A Tribute to Stella Tennant, a Unique Spirit, and My Friend

Despite Stella’s misgivings, the fashion world was besotted. For Donatella Versace, Stella was “strong, smart, opinionated, and determined.” She was booked for Jean-Paul Gaultier’s memorable Spring 1994 show, which represented “a startling vision of cross-cultural harmony,” as Vogue noted. A season later she walked in 75 shows. Ever pragmatic, Stella would jokingly confide that her motivation to walk the runways was that every step she took represented another acre of the fantasy Scottish or Chilean estate she wanted to buy. The nose ring eventually went too—Stella had worn it for a meeting with representatives of one of the world’s leading beauty brands and they had assumed the agency had sent the wrong girl.

But her ability to embody so many different fashion idioms—from Helmut Lang’s edgy minimalism to John Galliano’s madcap fantasy, from Versace’s high octane glamor, to Karl Lagerfeld’s haute couture hauteur—with equal insouciance, and make each her own, instantly placed her in the very small class of true fashion chameleons, up there in the Olympian pantheon with Linda, Naomi, Kate, Verushka, and Twiggy. And by the time she entered the fashion fray, Stella was no teenage neophyte, she was a remarkably grounded and intelligent young woman, with her own agency and an objective perspective on the industry. “She wasn’t trying to be a model,” said Philip Treacy, “to be fabulous, to be cool, to have a rock-n-roll boyfriend: She was disdainful of that circuit. She didn’t care—of course, that was part of the appeal.”

The truth is, Stella didn’t have to try: She not only possessed but she defined the indefinable “it.” “She looked like a fashion sketch from the 20s,” says Sykes, “with that small pixie-ish head, amazing bone structure, and the ectomorphic body type.” Karl Lagerfeld was one of her legion admirers, responding to her beauty, intelligence, and lineage, and in 1996 booked her on an exclusive Chanel contract, ushering in a new willowy paradigm for the house, evocative of Ines de la Fressange in the 1980s, in the wake of the voluptuous blonde Claudia Schiffer. Meanwhile, Stella’s dream of a Scottish estate of her own grew ever more tangible.

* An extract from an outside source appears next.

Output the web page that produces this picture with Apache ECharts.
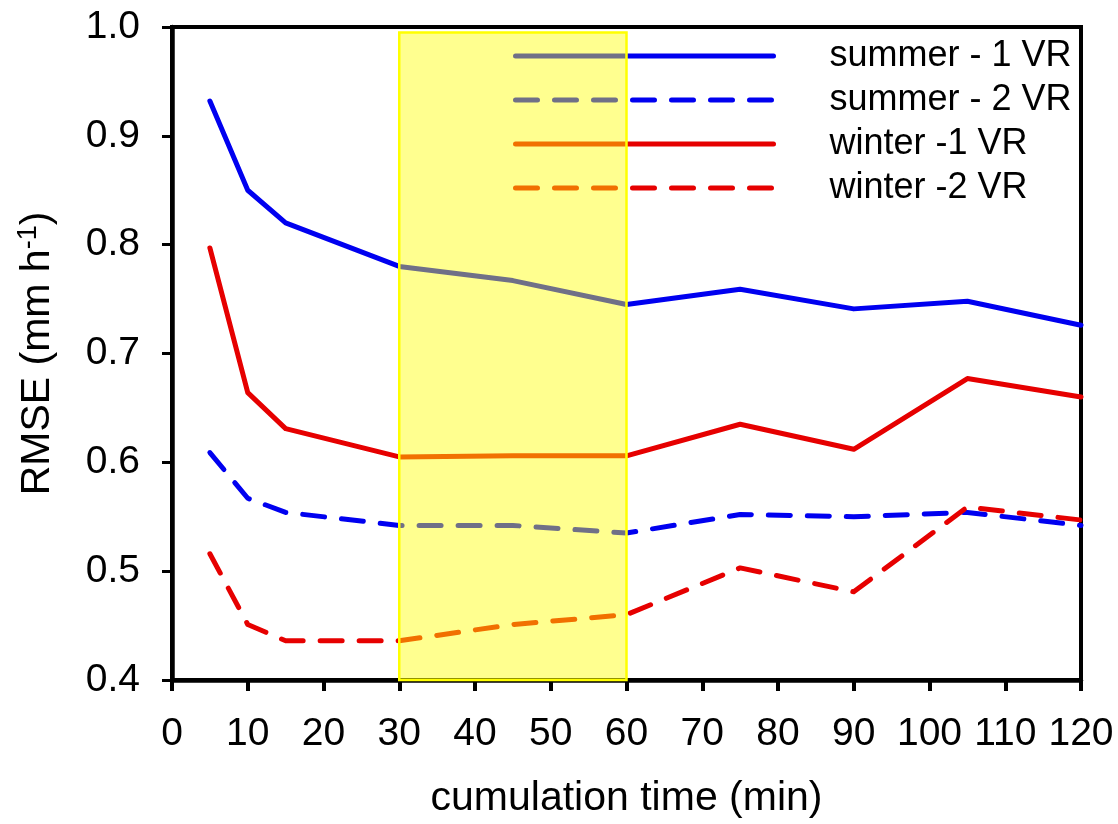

Through it all, Stella remained, as I noted in 2001 “one of the most grounded people in the industry,” and her personal style was electrifying. For an October 1995’s “High-toned Tweeds” story photographed by Arthur Elgort and styled by her devotee Grace Coddington, the caption noted that “Stella Tennant favors pierced noses and navels over long white gloves and gowns … When Vogue asked Stella to model country tweeds her irreverent sense of style came with her.” As a last minute inspiration, Elgort and Coddington had her dive into a swimming pool in her ICB tweed suit and Wellington boots. It was a one-shot moment, and Elgort captured that shot for an unforgettable image that defined Stella’s own quirky charm. In 2001, Calvin Klein presented Stella with the VN1/Vogue Model of the Year Award, which she accepted dressed in Nicolas Ghesquiere’s patchwork tee-shirt, hip-slung khaki army pants, and flat Jesus sandals, looking like the most achingly cool girl on the planet. Which she was.